Goiânia, 22 de março de 2021.

Desembargador ITAMAR DE LIMA

Relator

V O T O D O R E L A T O R

Presentes os requisitos legais de admissibilidade do recurso, dele conheço.

Como visto no relatório, cuida-se de apelação cível interposta contra a sentença em cujo bojo julgou procedente o pedido de interdição formulado na inicial, da seguinte forma:

“JULGO PROCEDENTE o pedido e DECRETO a INTERDIÇÃO de (...), qualificada nos autos, declarando-a incapaz de praticar quaisquer atos da vida civil, sem que esteja assistido por sua curadora.

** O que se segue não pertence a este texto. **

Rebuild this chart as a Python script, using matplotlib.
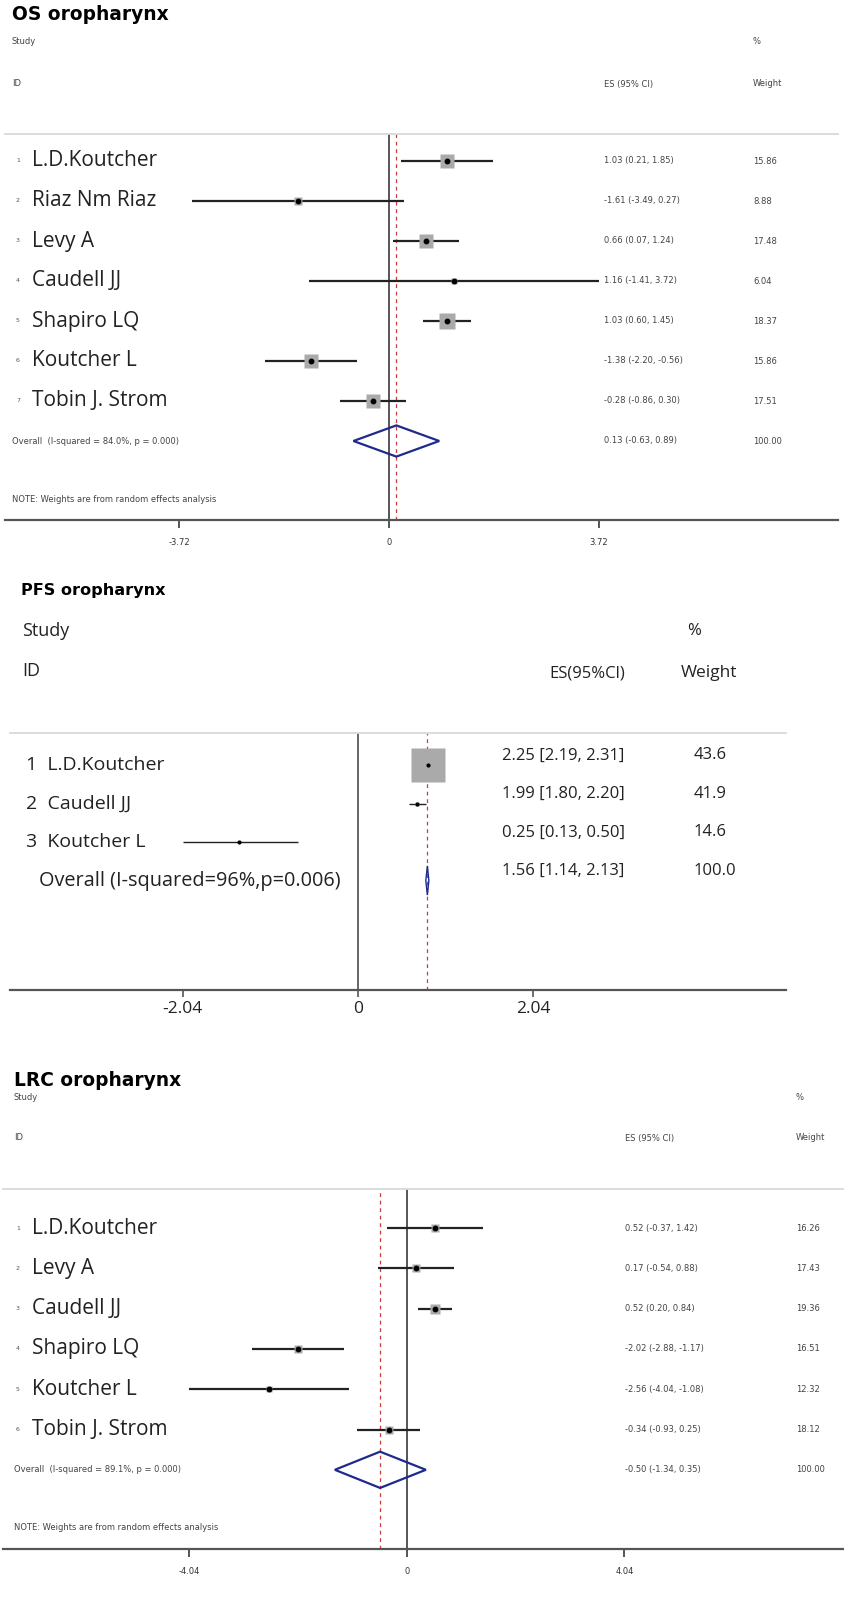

Nomeio para assumir o encargo de curadora a Sra. (...), que já se encontra cuidando da interditanda, esta deverá assinar o respectivo Termo de Compromisso, no prazo máximo de 05 (cinco) dias, contados a partir do trânsito em julgado (CPC, art. 759). Saliente-se no termo que é terminantemente vedada a alienação ou oneração de quaisquer bens móveis, imóveis, ou de qualquer natureza, pertencentes a interditada, salvo com autorização judicial. Assim como, é proibido contrair qualquer espécie de empréstimo em nome da incapaz.

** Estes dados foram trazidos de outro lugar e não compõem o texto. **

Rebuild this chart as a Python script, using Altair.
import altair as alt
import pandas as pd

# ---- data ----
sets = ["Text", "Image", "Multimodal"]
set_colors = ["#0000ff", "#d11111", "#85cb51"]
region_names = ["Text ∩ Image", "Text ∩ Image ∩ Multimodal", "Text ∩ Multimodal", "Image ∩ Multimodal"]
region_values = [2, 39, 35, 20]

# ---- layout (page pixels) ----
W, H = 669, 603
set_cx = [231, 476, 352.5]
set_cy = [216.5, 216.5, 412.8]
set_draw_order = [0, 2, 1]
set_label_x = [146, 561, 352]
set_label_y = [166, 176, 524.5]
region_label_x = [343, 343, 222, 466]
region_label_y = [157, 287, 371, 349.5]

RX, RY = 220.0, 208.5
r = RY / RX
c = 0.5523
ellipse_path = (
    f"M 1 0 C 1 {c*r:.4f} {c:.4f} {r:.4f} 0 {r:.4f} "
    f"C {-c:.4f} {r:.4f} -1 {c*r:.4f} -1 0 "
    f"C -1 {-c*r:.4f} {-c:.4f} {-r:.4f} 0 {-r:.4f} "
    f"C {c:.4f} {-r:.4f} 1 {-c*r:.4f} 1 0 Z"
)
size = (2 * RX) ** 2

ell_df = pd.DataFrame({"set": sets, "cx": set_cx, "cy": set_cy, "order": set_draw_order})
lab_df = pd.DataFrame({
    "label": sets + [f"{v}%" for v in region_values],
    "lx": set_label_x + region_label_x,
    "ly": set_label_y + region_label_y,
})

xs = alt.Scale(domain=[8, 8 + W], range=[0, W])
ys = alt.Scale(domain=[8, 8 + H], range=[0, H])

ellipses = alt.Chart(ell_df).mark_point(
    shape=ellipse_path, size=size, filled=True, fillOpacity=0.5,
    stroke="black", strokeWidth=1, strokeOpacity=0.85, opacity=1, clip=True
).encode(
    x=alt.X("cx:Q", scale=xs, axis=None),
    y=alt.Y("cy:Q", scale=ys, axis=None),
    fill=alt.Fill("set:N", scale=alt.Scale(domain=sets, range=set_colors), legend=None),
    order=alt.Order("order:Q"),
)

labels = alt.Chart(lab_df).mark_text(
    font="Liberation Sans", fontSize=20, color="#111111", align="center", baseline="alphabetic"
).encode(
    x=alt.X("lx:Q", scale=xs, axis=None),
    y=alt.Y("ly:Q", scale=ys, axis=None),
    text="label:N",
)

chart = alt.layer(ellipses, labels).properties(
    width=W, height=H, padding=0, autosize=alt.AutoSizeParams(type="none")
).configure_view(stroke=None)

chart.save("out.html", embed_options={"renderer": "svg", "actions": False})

Expeça-se mandado para inscrição no Registro de Pessoas Naturais onde se acha lavrada a certidão de nascimento e/ou casamento da interditada (CPC, art. 755§ 3º).

Oficie-se, outrossim, ao mesmo Cartório, para registro da sentença em livro próprio (Lei 6015/73, art. 92, caput). Após o registro da sentença, expeça-se o Termo de Compromisso da curadora.

A fim de assegurar à idosa interditada o direito à convivência familiar, poderá a requerente ter a mãe em sua companhia aos finais de semana, a cada 15 (quinze) dias, podendo pegála a partir das 08:00 horas da sexta-feira e devendo devolvê-la até as 18:00 horas de domingo. Sem custas.”

A insurgência recursal funda-se na alegação de que a sentença merece reforma parcial, a fim de determinar a curatela compartilhada da idosa, a ser exercida pela Sra.(...) e pela apelante (...), ambas filhas da curatelada, por ser acepção do seu melhor interesse.

Com razão.

A curatela, assim como a tutela, é um munus público a ser exercido na proteção dos interesses de pessoa que, não obstante a plena habilitação à prática dos atos da vida civil adquirida com o advento da maioridade, não detém discernimento para tanto em razão de enfermidade, deficiência mental ou que por outra causa duradoura não possa exprimir a sua vontade, ou, ainda, por prodigalidade. Logo, o instituto tem por finalidade a proteção do curatelado e de seus bens.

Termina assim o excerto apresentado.